Buyers should not rely on ultra low interest rates

In June, The Daily Telegraph asked Zoopla to find out: “How much would mortgage interest rates have to rise before it would be cheaper for the average homeowner, to rent a comparable property than to pay their mortgage?” Zoopla suggest that the average mortgage rate would have to rise by just 0.69%, an £80 increase, bringing the total cost to £668 a month, beyond this, renting is cheaper than buying a comparable property.

Most people realise that future house price, especially over the medium term, are not an upward one-way bet. But many people regard paying rent as dead money and the British have strong desire to own their own home.
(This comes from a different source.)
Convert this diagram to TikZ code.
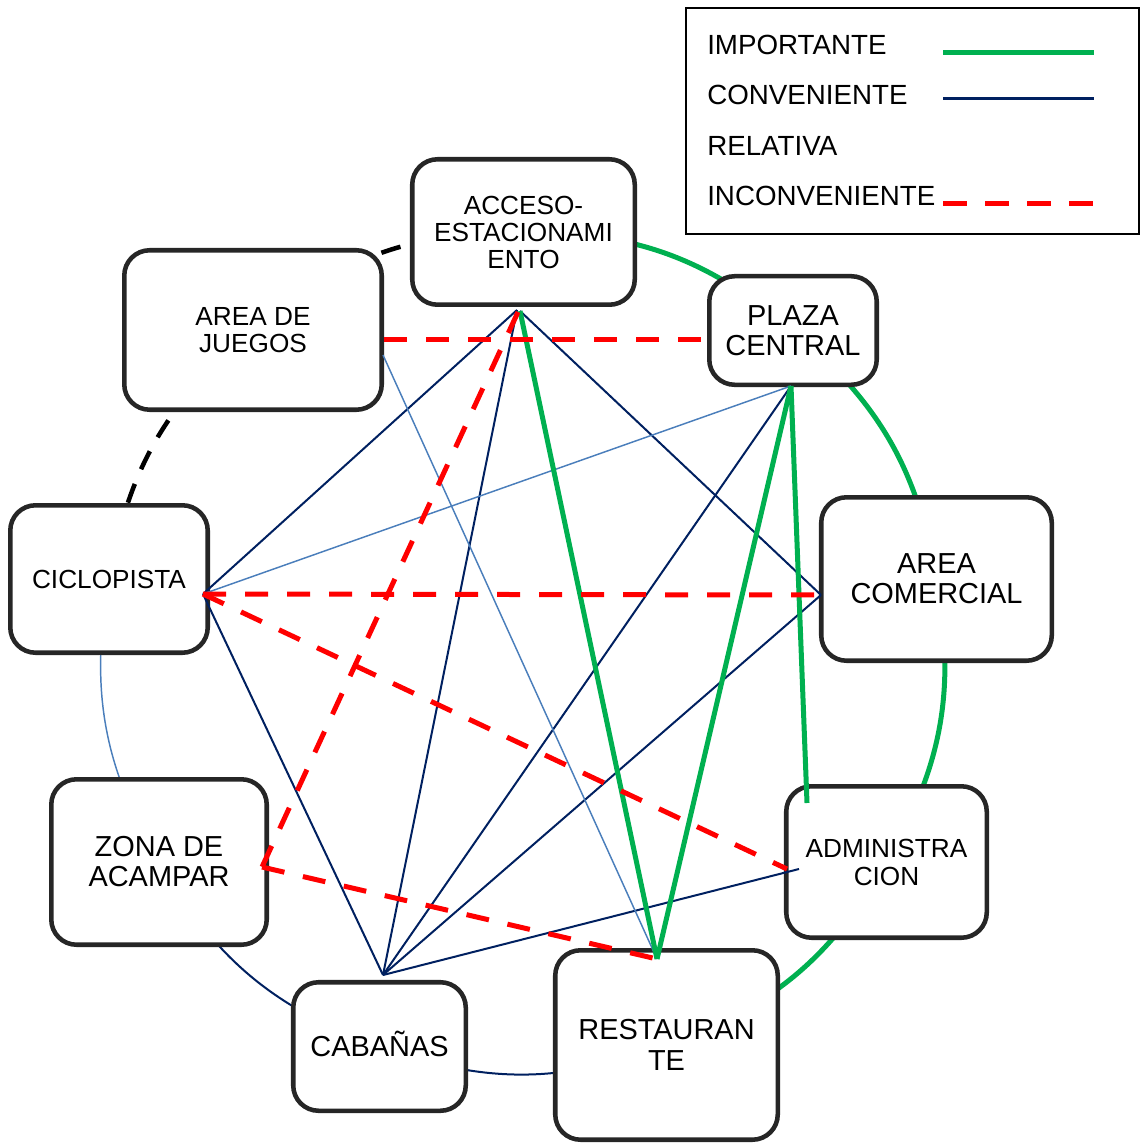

For sale board 2Already there are signs that the Funding for Lending and Help to Buy schemes are inflating the property market. Demand is outstripping supply as would be buyers are concerned that they may lose out if they wait. But buyers will be paying prices that have not corrected since the last credit-fuelled boom because BoE policy has kept interest rates artificially low for four years.

So despite Mark Carney’s ‘forward guidance’ assurances that interest rates will remain at the current low 0.5% base rate for the next three years, this cannot, and was not, guaranteed. Earlier this year the Bank of England had forecast that millions of households would be plunged into crisis by even a small rise in interest rates. According to the BoE, even if rates increased by only 1% to 1.5%, 9% of mortgage borrowers would feel the pinch. If interest rates rose by 2%, one in five households would have to cut spending or work more hours, as repayments on the average £160,000 home loan would rise by £2,200 a year (£183 a month).

With 2-year fixed rates as low as 1.5%, savers have little choice but to hand over their money virtually interest-free, to subsidise borrowers buying homes they cannot really afford at inflated prices you would think the government could see what is coming. Higher interest rates, falling prices, mortgage arrears, widespread negative equity and homes being repossessed and recession. But this will probably be after the 2015 election so that’s all right then!